Cavallaro’s characters are definitely high schoolers. She allows Charlotte to be scared, even terrified. She allows Charlotte to fail, time after time, and make mistakes that aren’t just a bump in the road. Each action has an impact.
Nowadays, so many heroines’ strengths are measured in their adherence to traditionally masculine traits. They are physically strong, incredibly smart and emotionally cold. They are often aggressive, blunt and dauntless. Charlotte exhibits all those characteristics at points throughout the story, but they aren’t her only attributes.
Her strength isn’t based around a masculine archetype. She laughs and loves, worries and cries. She is emotional in a way that has always been labeled as feminine, which now seems to be considered a synonym for weak. When she shuts down and pushes people away, she isn’t praised for it. She isn’t considered stronger because she’s going it alone.
Jamie is more emotionally mature than she is, a trait that isn’t commonly shown in male characters. He makes efforts to reach out to her, but he’s a teenager with his own struggles, and he can’t always provide all the support she needs.

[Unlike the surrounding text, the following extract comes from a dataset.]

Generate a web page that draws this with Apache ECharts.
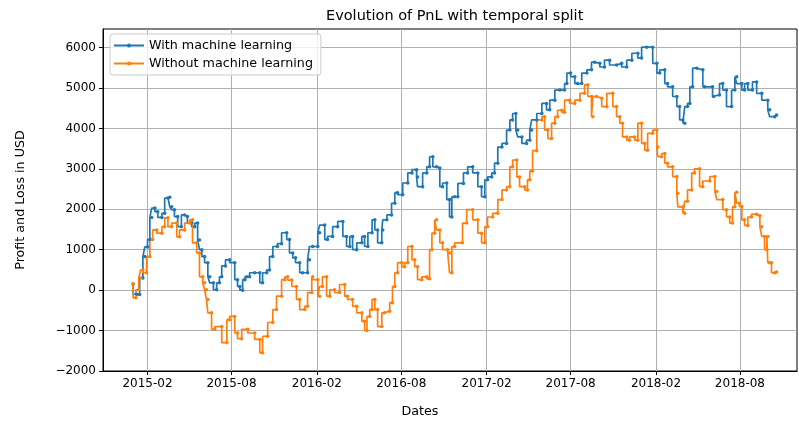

People, especially teenagers, aren’t always able to be strong for their loved ones. They aren’t even always able to be present. Conversations can go poorly, words intended to comfort can fail. Yet people can still grow stronger individually and together, despite obstacles. Cavallaro presents this experience so authentically through Jamie and Charlotte, two adolescents who both desperately need a level of support they can’t always find in each other.

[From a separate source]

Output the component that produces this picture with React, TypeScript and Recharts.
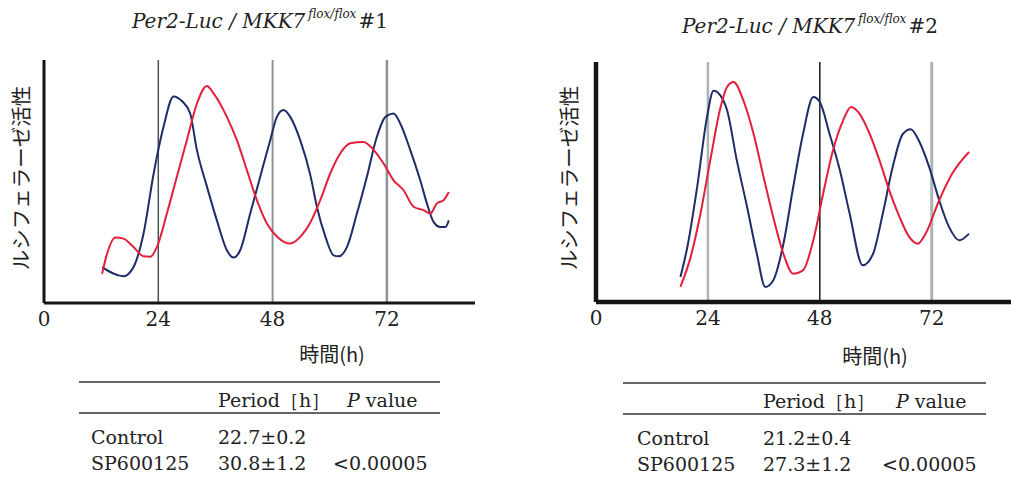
import React from "react";
import { LineChart, Line, XAxis, YAxis, ReferenceLine } from "recharts";

// ---- Data: panel #1 ----
const p1ControlT = [12.2, 16.7, 18.8, 20.9, 23, 25.1, 27.2, 29, 30.7, 32.1, 34.2, 36.3, 38.4, 39.8, 41.2, 43.3, 45.4, 47.5, 48.9, 50.3, 51.7, 53.8, 56, 57.3, 59.1, 60.8, 61.9, 63.6, 65.7, 67.8, 69.9, 71.7, 73.4, 74.8, 76.9, 79, 80.4, 81.8, 83.2, 84.3, 85];
const p1ControlV = [14.8, 11, 14.8, 28.6, 53, 72.5, 85, 83, 78, 63, 48, 34, 21.7, 18.7, 21.7, 36.8, 52, 67, 76.6, 79.4, 76.6, 67, 52, 39.6, 27.2, 19.6, 19.2, 23, 36.8, 52, 68.4, 76.6, 78, 73.9, 63, 50.5, 41, 33.4, 31.3, 31.3, 34];
const p1DrugT = [12.2, 13.2, 15, 16.7, 18.8, 20.9, 22.3, 23.7, 25.8, 27.9, 30, 32.1, 34.2, 35.6, 38.4, 40.5, 42.6, 44.7, 46.8, 49, 51.7, 53.8, 56, 58, 60.1, 62.2, 64.3, 67.1, 69.2, 71.3, 73.4, 75.5, 77.6, 79.7, 81.1, 82.5, 83.9, 85];
const p1DrugV = [12, 20, 27, 26.5, 23, 19.2, 19, 23, 36.8, 52, 67, 82, 89.3, 86.3, 76.6, 67, 54.7, 42.3, 32.7, 27.2, 24.5, 27.2, 33.4, 42.3, 53.3, 61.5, 65.7, 66.3, 63, 57.4, 50.5, 46.4, 39.6, 38.2, 36.8, 41, 42.3, 45.7];

// ---- Data: panel #2 ----
const p2ControlT = [18.1, 19.6, 21.7, 23.8, 25.2, 26.7, 28.1, 30.2, 32.4, 34.5, 36.3, 38, 40.2, 42.3, 44.4, 46.6, 48, 50.1, 52.3, 54.4, 57.2, 59.4, 61.5, 63.6, 65.8, 67.5, 69.3, 71.5, 73.6, 75.7, 77.9, 80];
const p2ControlV = [10.4, 23, 48, 77, 88, 86, 80, 59, 39.6, 20, 6.3, 9, 24.3, 48, 70, 85.4, 83.3, 70, 54.9, 36.8, 15.3, 20, 36.8, 56, 70, 72, 67, 56, 42.4, 31.3, 25.7, 28.5];
const p2DrugT = [18.1, 20.3, 22.4, 24.5, 26.7, 28.1, 29.5, 31.6, 33.8, 35.9, 38, 40.2, 42.3, 44.4, 46.6, 48.7, 50.8, 53, 54.7, 56.5, 58.7, 60.8, 62.9, 65.1, 67.2, 69, 70.7, 73.6, 76.4, 80];
const p2DrugV = [6.3, 18.8, 36.8, 59, 81, 89.6, 91.7, 84, 70, 52.4, 35.4, 20, 11.8, 13.2, 25.7, 45, 63, 75.7, 81.3, 78.5, 70, 59, 46.5, 35.4, 27, 24.3, 28.5, 42.4, 53.5, 62.5];

const xTicks = [0, 24, 48, 72];
const yLabel = "ルシフェラーゼ活性";
const xLabel = "時間(h)";
const tableHeader = ["Period［h］", "value"];
const rowNames = ["Control", "SP600125"];
const p1Periods = ["22.7±0.2", "30.8±1.2"];
const p2Periods = ["21.2±0.4", "27.3±1.2"];
const pValue = "<0.00005";

const BLUE = "#1f2c68";
const RED = "#e2203a";
const SERIF = "'DejaVu Serif', 'Liberation Serif', serif";
const SANS = "'Noto Sans CJK JP', 'Noto Sans', sans-serif";

const zip = (t: number[], v: number[]) => t.map((x, i) => ({ t: x, v: v[i] }));

type PanelProps = {
  left: number;
  width: number;
  margin: { top: number; left: number; right: number; bottom: number };
  xMax: number;
  axisW: number;
  control: { t: number; v: number }[];
  drug: { t: number; v: number }[];
  grid: { x: number; stroke: string; w: number }[];
};

function Panel(p: PanelProps) {
  return (
    <div style={{ position: "absolute", left: p.left, top: 0 }}>
      <LineChart width={p.width} height={340} margin={p.margin}>
        <XAxis
          dataKey="t"
          type="number"
          domain={[0, p.xMax]}
          ticks={xTicks}
          allowDataOverflow
          tickLine={false}
          tickMargin={3}
          height={30}
          axisLine={{ stroke: "#151515", strokeWidth: p.axisW }}
          tick={{ fill: "#222", fontSize: 20, fontFamily: SERIF }}
        />
        <YAxis
          type="number"
          domain={[0, 100]}
          width={2}
          tick={false}
          tickLine={false}
          axisLine={{ stroke: "#151515", strokeWidth: p.axisW }}
        />
        {p.grid.map((g) => (
          <ReferenceLine key={g.x} x={g.x} stroke={g.stroke} strokeWidth={g.w} />
        ))}
        <Line data={p.control} dataKey="v" stroke={BLUE} strokeWidth={2} dot={false} isAnimationActive={false} type="monotone" />
        <Line data={p.drug} dataKey="v" stroke={RED} strokeWidth={2} dot={false} isAnimationActive={false} type="monotone" />
      </LineChart>
    </div>
  );
}

function Title({ x, y, num }: { x: number; y: number; num: string }) {
  return (
    <text x={x} y={y} fontFamily={SERIF} fontSize={20} fill="#222">
      <tspan fontStyle="italic">Per2-Luc / MKK7</tspan>
      <tspan fontStyle="italic" fontSize={12} dy={-10} dx={3}>flox/flox</tspan>
      <tspan dy={10} dx={2}>{num}</tspan>
    </text>
  );
}

function Table({ x0, x1, yTop, c0, c1, c2, periods }: { x0: number; x1: number; yTop: number; c0: number; c1: number; c2: number; periods: string[] }) {
  return (
    <g fontFamily={SERIF} fontSize={19} fill="#222">
      <line x1={x0} x2={x1} y1={yTop} y2={yTop} stroke="#333" strokeWidth={1.5} />
      <line x1={x0} x2={x1} y1={yTop + 31} y2={yTop + 31} stroke="#333" strokeWidth={1.5} />
      <text x={c1} y={yTop + 25}>{tableHeader[0]}</text>
      <text x={c2 + 14} y={yTop + 25}>
        <tspan fontStyle="italic">P</tspan> {tableHeader[1]}
      </text>
      <text x={c0} y={yTop + 62}>{rowNames[0]}</text>
      <text x={c1} y={yTop + 62}>{periods[0]}</text>
      <text x={c0} y={yTop + 88}>{rowNames[1]}</text>
      <text x={c1} y={yTop + 88}>{periods[1]}</text>
      <text x={c2} y={yTop + 88}>{pValue}</text>
    </g>
  );
}

export default function App() {
  return (
    <div style={{ position: "absolute", left: 0, top: 0, width: 1011, height: 481, background: "#fff", overflow: "hidden" }}>
      <Panel
        left={0}
        width={500}
        margin={{ top: 60, left: 42, right: 25, bottom: 7 }}
        xMax={90.5}
        axisW={3}
        control={zip(p1ControlT, p1ControlV)}
        drug={zip(p1DrugT, p1DrugV)}
        grid={[
          { x: 24, stroke: "#4a5050", w: 1.5 },
          { x: 48, stroke: "#8c9494", w: 2 },
          { x: 72, stroke: "#8c9494", w: 2.5 },
        ]}
      />
      <Panel
        left={540}
        width={471}
        margin={{ top: 62, left: 54, right: 0, bottom: 8 }}
        xMax={89}
        axisW={4.5}
        control={zip(p2ControlT, p2ControlV)}
        drug={zip(p2DrugT, p2DrugV)}
        grid={[
          { x: 24, stroke: "#aab4b4", w: 2.5 },
          { x: 48, stroke: "#1a1a1a", w: 1.5 },
          { x: 72, stroke: "#aab4b4", w: 3 },
        ]}
      />
      <svg width={1011} height={481} style={{ position: "absolute", left: 0, top: 0, pointerEvents: "none" }}>
        <Title x={132} y={28} num="#1" />
        <Title x={682} y={33} num="#2" />
        <text x={20} y={178} transform="rotate(-90 20 178)" textAnchor="middle" dominantBaseline="central" fontFamily={SANS} fontSize={20.5} fill="#222">{yLabel}</text>
        <text x={568} y={178} transform="rotate(-90 568 178)" textAnchor="middle" dominantBaseline="central" fontFamily={SANS} fontSize={20.5} fill="#222">{yLabel}</text>
        <text x={332} y={353} textAnchor="middle" dominantBaseline="central" fontFamily={SANS} fontSize={20} fill="#222">{xLabel}</text>
        <text x={875} y={355} textAnchor="middle" dominantBaseline="central" fontFamily={SANS} fontSize={20} fill="#222">{xLabel}</text>
        <Table x0={79} x1={440} yTop={382} c0={91} c1={218} c2={333} periods={p1Periods} />
        <Table x0={623} x1={986} yTop={383} c0={637} c1={763} c2={882} periods={p2Periods} />
      </svg>
    </div>
  );
}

That’s a realistic dynamic.
Fictional teen relationships are often depicted as an end-all be-all, when in reality, such a relationship can develop into codependency. In “A Study in Charlotte,” Jamie doesn’t think of Charlotte as the only person he can count on, and vice versa. In this way, Cavallaro creates a strong, original bond between the characters.
In this way, Cavallaro tells the witty, fast-paced story of two realistic characters in an unusual case of murder, deceit and tragedy.